Sans parler de tout ce que nous ne savons pas !
Mais, si, au vu des résultats, les Russes n’ont jamais fait mine, semble-t-il3, d’illuminer de cible aérienne, ni de brouiller qui que ce soit, ils ont tout de même contribué à la refonte (partielle) de la Défense antiaérienne syrienne, tout en allant refiler aux Israéliens un panel de données à ce sujet.
En fait, les Russes tout en (re)venant jouer dans la cour des grands, n’ont jamais eu pour intention de s’engager réellement aux côté de leur obligé syrien. Répétons, à ce stade que Sergueï V. Lavrov a toujours dit et répété que Damas était un simple partenaire mais que Moscou n’était pas pour autant l’allié de Damas.
| Q. Des relations difficiles ?
Jacques Borde. On peut dire ça comme ça. Biaisées même, si vous voulez le fond de ma pensée.
L’engagement russe en Syrie, c’est un peu l’histoire de la donzelle qui se dit à moitié enceinte. Sauf qu’être à moitié en guerre ou à moitié allié (ou partenaire) est un jeu maladroit qui :
1- trouve vite ses limites.
2- n’impressionne, faute de moyens, pas grand-monde.
Mais, derrière les faits et gestes de Lavrov ou de Vladimir V. Poutine, est-ce d’ailleurs le but du Kremlin ?
| Q. Que voulez-vous dire par là ?
Jacques Borde. Que, tout simplement, les Russes défendent ce qu’ils pensent être leurs intérêts. Et que ces intérêts sont partagés.
| Q. Partagés dans quel sens ?
Jacques Borde. Pas dans celui que vous croyez ! La Russie n’a jamais été dans une relation hostile4 il s’entend, que ce soit de jure ou de facto, avec Israël. Elle fut même la première des grandes puissances à reconnaître l’État hébreu en 1948 ! Au-delà :
1- si la Russie fut l’important pourvoyeur d’armes des pays arabes que l’on a connu, il est à rappeler que c’est bien un pays membre des futurs COMECON5 et Pacte de Varsovie, la Tchécoslovaquie, qui fut l’un des plus gros fournisseur d’armes à l’État hébreu en gestation. À l’insu de Moscou ? Qui ira croire une telle fable ?

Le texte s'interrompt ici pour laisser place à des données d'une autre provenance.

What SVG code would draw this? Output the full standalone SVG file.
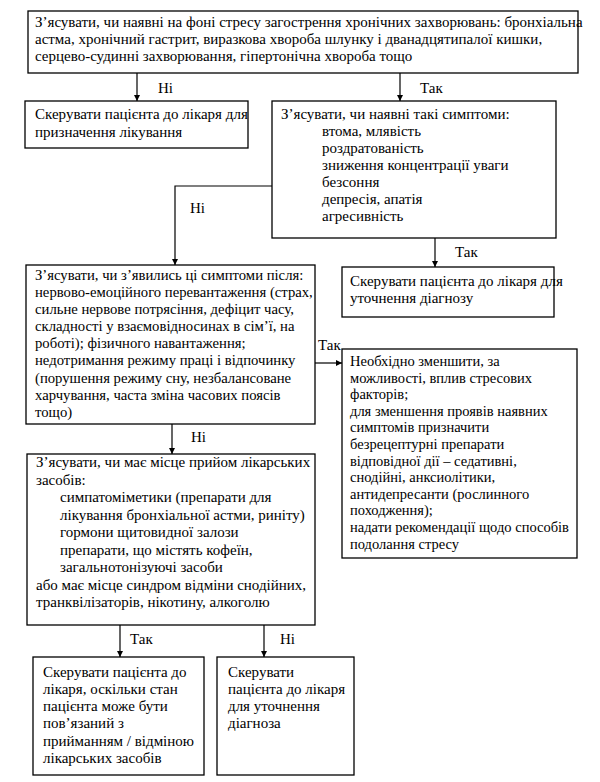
<svg xmlns="http://www.w3.org/2000/svg" width="600" height="782" viewBox="0 0 600 782">
<style>
rect.b{fill:#fff;stroke:#000;stroke-width:1.3}
text{font-family:"Liberation Serif","Times New Roman",serif;font-size:15px;fill:#000}
#n4 text{font-size:14.7px}
#n6 text{font-size:14.5px}
.c line,.c polyline{stroke:#000;stroke-width:1.2;fill:none}
</style>
<defs>
<marker id="ah" viewBox="0 0 10 10" refX="10" refY="5" markerWidth="7" markerHeight="6" markerUnits="userSpaceOnUse" orient="auto">
<path d="M0,0 L10,5 L0,10 z" fill="#000"/>
</marker>
</defs>
<rect width="600" height="782" fill="#fff"/>
<g id="n1">
<rect class="b" x="28" y="11" width="550" height="62"/>
<text x="35" y="27">З’ясувати, чи наявні на фоні стресу загострення хронічних захворювань: бронхіальна</text>
<text x="35" y="44">астма, хронічний гастрит, виразкова хвороба шлунку і дванадцятипалої кишки,</text>
<text x="35" y="61">серцево-судинні захворювання, гіпертонічна хвороба тощо</text>
</g>
<g id="n2">
<rect class="b" x="25" y="101" width="223" height="47"/>
<text x="35" y="119">Скерувати пацієнта до лікаря для</text>
<text x="35" y="137">призначення лікування</text>
</g>
<g id="n3">
<rect class="b" x="272" y="101" width="284" height="137"/>
<text x="281" y="119">З’ясувати, чи наявні такі симптоми:</text>
<text x="322" y="136">втома, млявість</text>
<text x="322" y="153">роздратованість</text>
<text x="322" y="170">зниження концентрації уваги</text>
<text x="322" y="187">безсоння</text>
<text x="322" y="204">депресія, апатія</text>
<text x="322" y="221">агресивність</text>
</g>
<g id="n4">
<rect class="b" x="26" y="265" width="289" height="159"/>
<text x="35" y="280">З’ясувати, чи з’явились ці симптоми після:</text>
<text x="35" y="297">нервово-емоційного перевантаження (страх,</text>
<text x="35" y="314">сильне нервове потрясіння, дефіцит часу,</text>
<text x="35" y="331">складності у взаємовідносинах в сім’ї, на</text>
<text x="35" y="348">роботі); фізичного навантаження;</text>
<text x="35" y="365">недотримання режиму праці і відпочинку</text>
<text x="35" y="383">(порушення режиму сну, незбалансоване</text>
<text x="35" y="400">харчування, часта зміна часових поясів</text>
<text x="35" y="417">тощо)</text>
</g>
<g id="n5">
<rect class="b" x="342" y="267" width="212" height="50"/>
<text x="350" y="286">Скерувати пацієнта до лікаря для</text>
<text x="350" y="303">уточнення діагнозу</text>
</g>
<g id="n6">
<rect class="b" x="342" y="349" width="235" height="209"/>
<text x="350" y="366">Необхідно зменшити, за</text>
<text x="350" y="383">можливості, вплив стресових</text>
<text x="350" y="399">факторів;</text>
<text x="350" y="416">для зменшення проявів наявних</text>
<text x="350" y="432">симптомів призначити</text>
<text x="350" y="449">безрецептурні препарати</text>
<text x="350" y="466">відповідної дії – седативні,</text>
<text x="350" y="482">снодійні, анксиолітики,</text>
<text x="350" y="499">антидепресанти (рослинного</text>
<text x="350" y="515">походження);</text>
<text x="350" y="532">надати рекомендації щодо способів</text>
<text x="350" y="549">подолання стресу</text>
</g>
<g id="n7">
<rect class="b" x="27" y="454" width="288" height="171"/>
<text x="36" y="467">З’ясувати, чи має місце прийом лікарських</text>
<text x="36" y="485">засобів:</text>
<text x="60" y="502">симпатоміметики (препарати для</text>
<text x="60" y="520">лікування бронхіальної астми, риніту)</text>
<text x="60" y="537">гормони щитовидної залози</text>
<text x="60" y="555">препарати, що містять кофеїн,</text>
<text x="60" y="572">загальнотонізуючі засоби</text>
<text x="36" y="590">або має місце синдром відміни снодійних,</text>
<text x="36" y="607">транквілізаторів, нікотину, алкоголю</text>
</g>
<g id="n8">
<rect class="b" x="33" y="657" width="171" height="118"/>
<text x="43" y="677">Скерувати пацієнта до</text>
<text x="43" y="694">лікаря, оскільки стан</text>
<text x="43" y="711">пацієнта може бути</text>
<text x="43" y="728">пов’язаний з</text>
<text x="43" y="746">прийманням / відміною</text>
<text x="43" y="763">лікарських засобів</text>
</g>
<g id="n9">
<rect class="b" x="217" y="657" width="137" height="118"/>
<text x="228" y="677">Скерувати</text>
<text x="228" y="694">пацієнта до лікаря</text>
<text x="228" y="711">для уточнення</text>
<text x="228" y="728">діагноза</text>
</g>
<g id="connectors" class="c">
<line x1="137" y1="73" x2="137" y2="101" marker-end="url(#ah)"/>
<line x1="400" y1="73" x2="400" y2="101" marker-end="url(#ah)"/>
<polyline points="272,186 175,186 175,265" marker-end="url(#ah)"/>
<line x1="435" y1="238" x2="435" y2="267" marker-end="url(#ah)"/>
<line x1="315" y1="363" x2="342" y2="363" marker-end="url(#ah)"/>
<line x1="172" y1="424" x2="172" y2="454" marker-end="url(#ah)"/>
<line x1="120" y1="625" x2="120" y2="657" marker-end="url(#ah)"/>
<line x1="264" y1="625" x2="264" y2="657" marker-end="url(#ah)"/>
<text x="158" y="93">Ні</text>
<text x="420" y="93">Так</text>
<text x="190" y="213">Ні</text>
<text x="455" y="257">Так</text>
<text x="318" y="350">Так</text>
<text x="191" y="442">Ні</text>
<text x="130" y="644">Так</text>
<text x="280" y="644">Ні</text>
</g>
</svg>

2- aujourd’hui, il n’existe pas de contentieux entre Moscou et Jérusalem. La page de l’épisode martial de l’Ossétie du Sud, une simple erreur de parcours, a été très vite refermée. La 2ème guerre d’Ossétie du Sud qui a opposé en août 2008 la Géorgie à sa province séparatiste d’Ossétie du Sud et à la Russie vit effectivement Russes et Israéliens s’interpeller sur la propagation et l’utilisation d’armements israéliens côté géorgien. Mais guère plus.
2- depuis l’affaire ossète, les échanges (Renseignements, militaires et diplomatiques) sont réguliers et permanents entre les deux. Sans parler des apartés réguliers entre Binyamin Nétanyahu et Vladimir V. Poutine, au cours desquels on peut supposer qu’ils n’y parlent pas que de la pluie et du beau temps. D’après le Debkafile, site (dit) proche des milieux du Renseignement militaire israélien, « … au plus fort des frappes israéliennes contre le sol syrien et de la cinglante riposte de la DCA syrienne, Nétanyahu a contacté en urgence les présidents russe et syrien, car il a bien compris à quel point l’escalade des tensions risquait de devenir incontrôlable ».
3- surtout, il existe une importante communauté russe en Israël. Et pas seulement des Olim pur jus de confession mosaïque. De mémoire, lors de la première administration Nétanyahu, sa ministre aux affaires diasporiques (dont le nom m’échappe) estimait alors le pourcentage des arrivants russes réellement juifs à à peine 27%. Chiffres à vérifier.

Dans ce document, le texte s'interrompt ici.